You're missing the entitlement loss bit above. But you need to call
out entitlement loss in order to report idle time correctly.

I think changing steal time (as this patch does) is wrong.

Regards,

Anthony Liguori"

This is what is suggested below. What you mentioned earlier

"So in this case each guest will have time on the runqueue but neither
will ever be throttled since they will not exceed their quota in the
defined period. So now just trying to do this in the scheduler doesn't
work because you cannot rely on the throttled flag. In either case the
time is accumulated as time on the runqueue.
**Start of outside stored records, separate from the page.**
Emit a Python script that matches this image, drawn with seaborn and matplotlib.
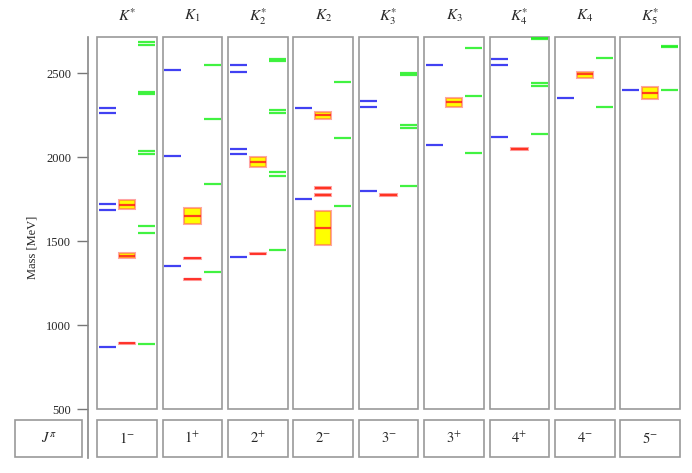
import pandas as pd
import seaborn as sns
import matplotlib.pyplot as plt
from matplotlib.patches import Rectangle

# panel labels
names = [r"$K^{*}$", r"$K_1$", r"$K_2^{*}$", r"$K_2$", r"$K_3^{*}$",
         r"$K_3$", r"$K_4^{*}$", r"$K_4$", r"$K_5^{*}$"]
jp_labels = [r"$1^{-}$", r"$1^{+}$", r"$2^{+}$", r"$2^{-}$", r"$3^{-}$",
             r"$3^{+}$", r"$4^{+}$", r"$4^{-}$", r"$5^{-}$"]

# model A (blue) masses, MeV
blue_masses = [
    [869, 1686, 1720, 2264, 2291],
    [1353, 2008, 2518],
    [1406, 2020, 2051, 2510, 2550],
    [1752, 2293],
    [1801, 2301, 2337],
    [2075, 2550],
    [2123, 2551, 2587],
    [2355],
    [2399],
]
# model B (green) masses, MeV
green_masses = [
    [889, 1551, 1589, 2021, 2039, 2377, 2390, 2670, 2688],
    [1315, 1841, 2230, 2551],
    [1448, 1890, 1914, 2265, 2282, 2575, 2585],
    [1710, 2117, 2449],
    [1831, 2176, 2195, 2490, 2500],
    [2027, 2365, 2652],
    [2137, 2426, 2443, 2702, 2708],
    [2299, 2589],
    [2402, 2655, 2665],
]
# experiment: central mass, lower, upper
exp_mass = [
    [892, 1414, 1718],
    [1274, 1400, 1650],
    [1426, 1974],
    [1579, 1774, 1818, 2250],
    [1777],
    [2327],
    [2048],
    [2494],
    [2385],
]
exp_lo = [
    [890, 1399, 1690],
    [1271, 1397, 1600],
    [1424, 1942],
    [1478, 1768, 1813, 2228],
    [1771],
    [2301],
    [2043],
    [2470],
    [2349],
]
exp_hi = [
    [894, 1429, 1744],
    [1277, 1403, 1700],
    [1428, 2004],
    [1680, 1780, 1823, 2268],
    [1783],
    [2351],
    [2053],
    [2510],
    [2417],
]

rows = []
for i in range(len(names)):
    for m in blue_masses[i]:
        rows.append(dict(panel=i, kind="blue", mass=m, lo=m, hi=m))
    for m in green_masses[i]:
        rows.append(dict(panel=i, kind="green", mass=m, lo=m, hi=m))
    for m, lo, hi in zip(exp_mass[i], exp_lo[i], exp_hi[i]):
        rows.append(dict(panel=i, kind="exp", mass=m, lo=lo, hi=hi))
df = pd.DataFrame(rows)

sns.set_theme(style="white")
plt.rcParams["font.family"] = ["Liberation Serif", "DejaVu Serif"]
plt.rcParams["mathtext.fontset"] = "stix"

fig = plt.figure(figsize=(6.92, 4.73), dpi=100)
ax = fig.add_axes([88 / 692, 15 / 473, 597 / 692, 421 / 473])
ax.set_xlim(-0.596, 8.532)
ax.set_ylim(210, 2716)

frame_col = "#999999"
half = 0.455
for i in range(len(names)):
    ax.add_patch(Rectangle((i - half, 500), 2 * half, 2716 - 500, fill=False,
                           ec=frame_col, lw=1.2, clip_on=False))
    ax.add_patch(Rectangle((i - half, 216), 2 * half, 220, fill=False,
                           ec=frame_col, lw=1.2, clip_on=False))
    ax.text(i, 2840, names[i], ha="center", va="center", fontsize=11)
    ax.text(i, 328, jp_labels[i], ha="center", va="center", fontsize=10.5)

# J^pi box to the left of the axis
ax.add_patch(Rectangle((-1.713, 216), 1.025, 220, fill=False,
                       ec=frame_col, lw=1.2, clip_on=False))
ax.text(-1.2, 328, r"$J^{\pi}$", ha="center", va="center", fontsize=10.5)

b = df[df.kind == "blue"]
ax.hlines(b.mass, b.panel - 0.43, b.panel - 0.17, color="#2020f0", lw=1.6, alpha=0.85)
g = df[df.kind == "green"]
ax.hlines(g.mass, g.panel + 0.17, g.panel + 0.43, color="#20f020", lw=1.6, alpha=0.85)
e = df[df.kind == "exp"]
ax.bar(e.panel, e.hi - e.lo, bottom=e.lo, width=0.25, color="#ffff00",
       edgecolor=(1, 0.35, 0.35, 0.55), linewidth=1.5)
ax.hlines(e.mass, e.panel - 0.125, e.panel + 0.125, color="#ff2020", lw=1.6, alpha=0.85)

ax.set_yticks([500, 1000, 1500, 2000, 2500])
ax.set_xticks([])
ax.tick_params(axis="y", direction="out", length=8, width=1, color="#777777",
               labelsize=9, pad=4, left=True)
ax.set_ylabel("Mass [MeV]", fontsize=9, labelpad=6)
for s in ["top", "right", "bottom"]:
    ax.spines[s].set_visible(False)
ax.spines["left"].set_color("#888888")
ax.spines["left"].set_linewidth(1.2)

fig.savefig("out.png", dpi=100)
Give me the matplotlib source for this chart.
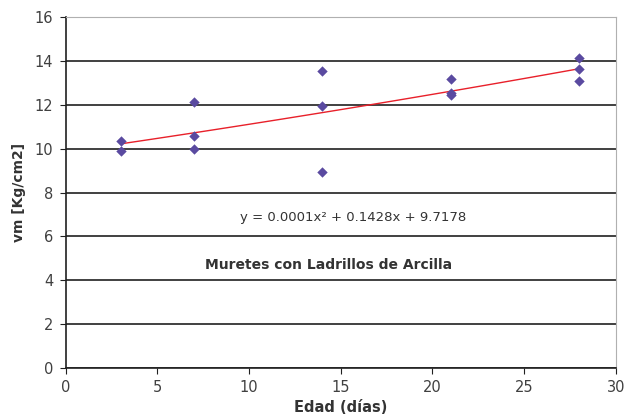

This is why my patchset had included a timer. It was basically
mimicking the bandwidth controller by using a timer set to the same
period. So in a given period of time a fixed quota of time on the
runqueue can be expected. If the amount of time on the runqueue exceeds
the expected, then report it."

Understood, but its problematic: it is possible for a vcpu to be
deprived of cycles even if it did not exceed its quota. Did you
investigate whether its possible to split run_delay?


> > What Glauber has suggested and I am working on implementing is taking
> > out the timer and adding a last read field in the host. So in the host
> > I can determine the total time that has passed and compute a percentage
> > and apply that percentage to the steal time while the info is still on
> > the host. Then pass the steal and consigned time to the guest.

Or maybe i missed why the suggestion above is immune to this problem?

> >
> > Does that address your concerns?
>
> I am not asking about passing percentage down the host - just pointing
> out a counter example to the correctness of the current algorithm.
>
> I cannot see how you can report proper steal time value relative to
> hard cap without having that number calculated in the scheduler. IOW,
> "run_delay" must be split in two: you want to differentiate whether run
> delay was due to hard cap exhaustion or due to other reasons. Without
> that, steal time reporting is incorrect (as the example details). Now
> the question is, how to do that separation.